Ao final, adiantou total apoio à servidora. “Para tanto, a fim de prestar todo apoio necessário à servidora, o Ifam disponibilizou uma equipe multidisciplinar, uma vez que a gestão desta instituição não compactua com atitudes desta natureza. Vale ressaltar que o Ifam, por meio de suas equipes multidisciplinares, promove, permanentemente, campanhas de combate ao assédio e discriminação em todas as suas formas”, finalizou.

Incrédula

Procurada pela reportagem, a professora Erica Mafra se disse incrédula com a nota publicada pelo Ifam Amazonas. “Estou incrédula com essa nota. Como eles podem afirmar que estão sabendo disso agora se fiz a denúncia há dois anos? Como podem afirmar que estão me dando suporte ou prestando solidariedade se fizeram pouco caso da denúncia? Não sei o que pretendem com essa atitude, mas, o que posso assegurar é que vou até o fim”, desabafou a professora.

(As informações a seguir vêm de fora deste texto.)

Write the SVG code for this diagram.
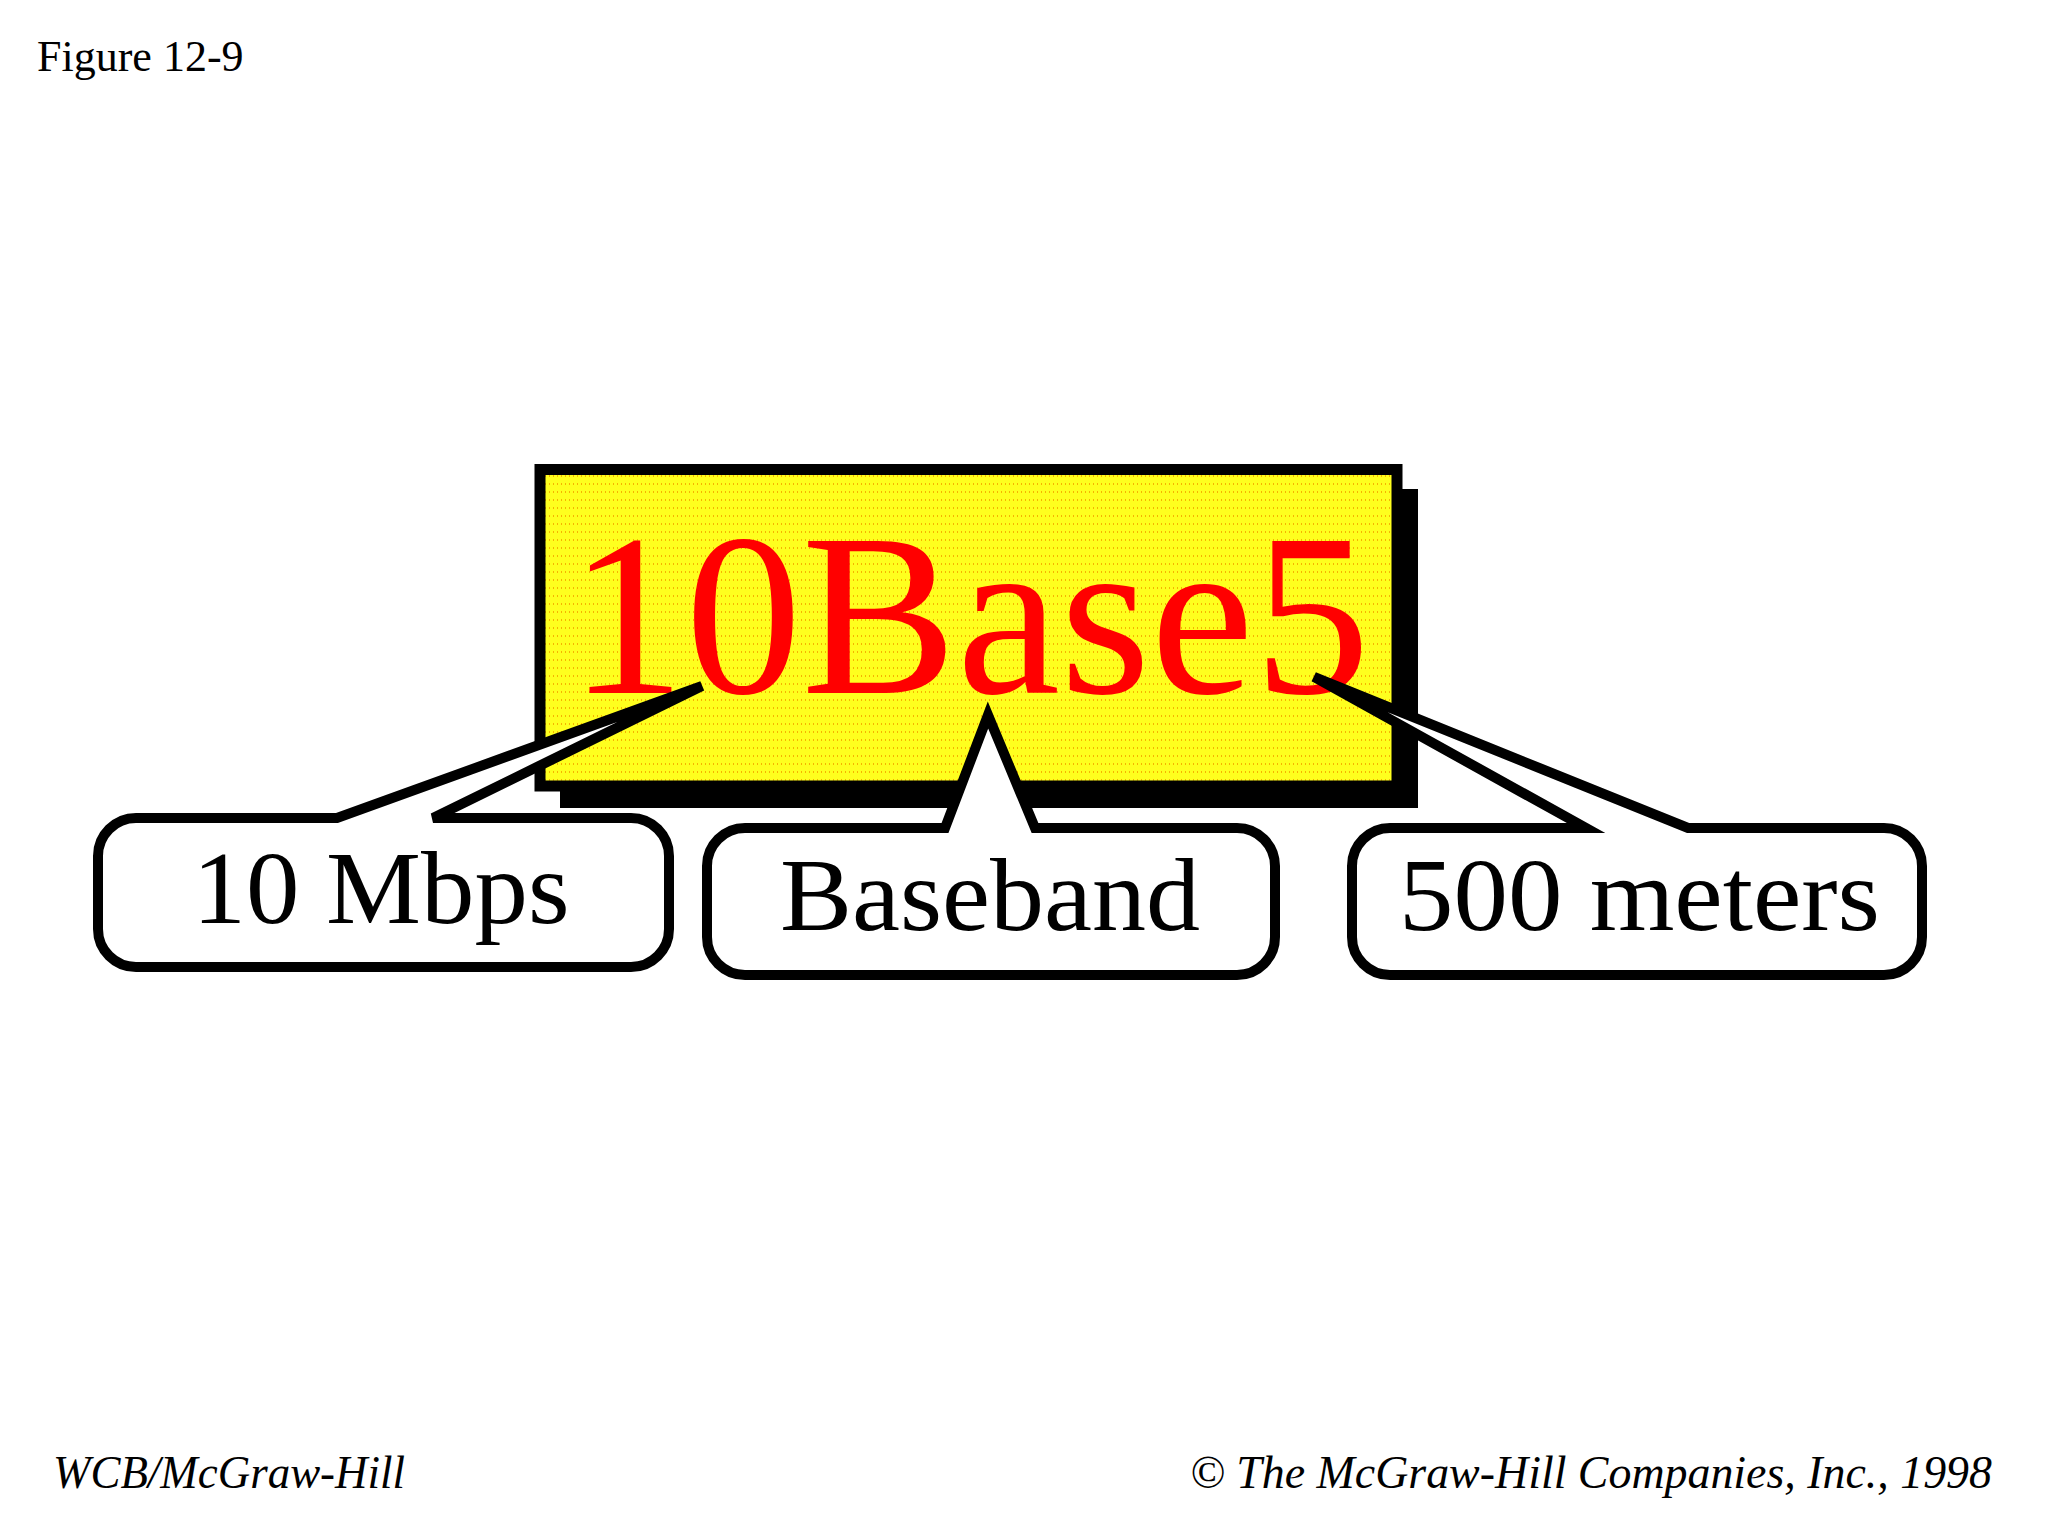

A Cenarium entrou em contato com a Ordem dos Advogados do Brasil (OAB) no Amazonas, mas a OAB/Amazonas não se pronunciou.

Assédio

O assédio sexual é definido, de forma geral, como o constrangimento com conotação sexual no ambiente de trabalho, em que, como regra, o agente utiliza sua posição hierárquica superior ou sua influência para obter o que deseja. Em 2019, essa prática foi tema de 4.786 processos na Justiça do Trabalho.

Assédio no trabalho (Divulgação/TST)

Segundo a presidente do Tribunal Superior do Trabalho (TST) e do Conselho Superior da Justiça do Trabalho (CSJT), ministra Maria Cristina Peduzzi, é dever do empregador promover a gestão racional das condições de segurança e saúde do trabalho. “Ao deixar de providenciar essas medidas, ele viola o dever objetivo de cuidado, configurando-se a conduta culposa”, assinala a ministra Peduzzi. “Cabe ao empregador, assim, coibir o abuso de poder nas relações de trabalho e tomar medidas para impedir tais práticas, de modo que as relações no trabalho se desenvolvam em clima de respeito e harmonia”.

Categorias

O assédio sexual pode ser de duas categorias. Por chantagem, quando a aceitação ou a rejeição de uma investida sexual é determinante para que o assediador tome uma decisão favorável ou prejudicial para a situação de trabalho da pessoa assediada.

Já o assédio por intimidação abrange todas as condutas que resultem num ambiente de trabalho hostil, intimidativo ou humilhante. Essas condutas podem não se dirigir a uma pessoa ou a um grupo de pessoas em particular, e pode ser representada com a exibição de material pornográfico no local de trabalho.

O ministro Augusto César, do Tribunal Superior do Trabalho (TST), em seu livro Direito do Trabalho: Curso e Discurso, observa que o assédio sexual por intimidação se aproxima do assédio moral horizontal – no caso, qualificando-se pela motivação sexual.

Crime

No Brasil, o assédio sexual é crime, definido no Artigo 216-A do Código Penal, como “constranger alguém com o intuito de obter vantagem ou favorecimento sexual, prevalecendo-se o agente da sua condição de superior hierárquico ou ascendência inerentes ao exercício de emprego, cargo ou função”. A pena prevista é de detenção de um a dois anos.

De acordo com a lei, o assédio é crime quando praticado por superior hierárquico ou ascendente. Há duas interpretações em relação à prática do ato: o assédio pode ocorrer pelo simples constrangimento da vítima ou pela prática contínua de atos constrangedores.

O gênero da vítima não é determinante para a caracterização do assédio como crime. “A tipificação específica é de 2001, quando se introduziu o Artigo 216-A no Código Penal, e a prática é punível independentemente do gênero”, explica a presidente do TST, ministra Maria  Cristina Peduzzi. No entanto, estatisticamente, a prática se dá preponderantemente em relação às mulheres.

Provas

Produção de provas (Divulgação/TST)

Uma das dificuldades ao ajuizar uma ação de assédio sexual é a produção de provas. “Geralmente, os atos não são praticados em público. São feitos de forma secreta, quando a vítima está sozinha”, explica a ministra Maria Cristina Peduzzi. As provas são importantes para evitar alegações falsas e podem ser extraídas de conversas por aplicativos de mensagens e até por testemunhas do fato”.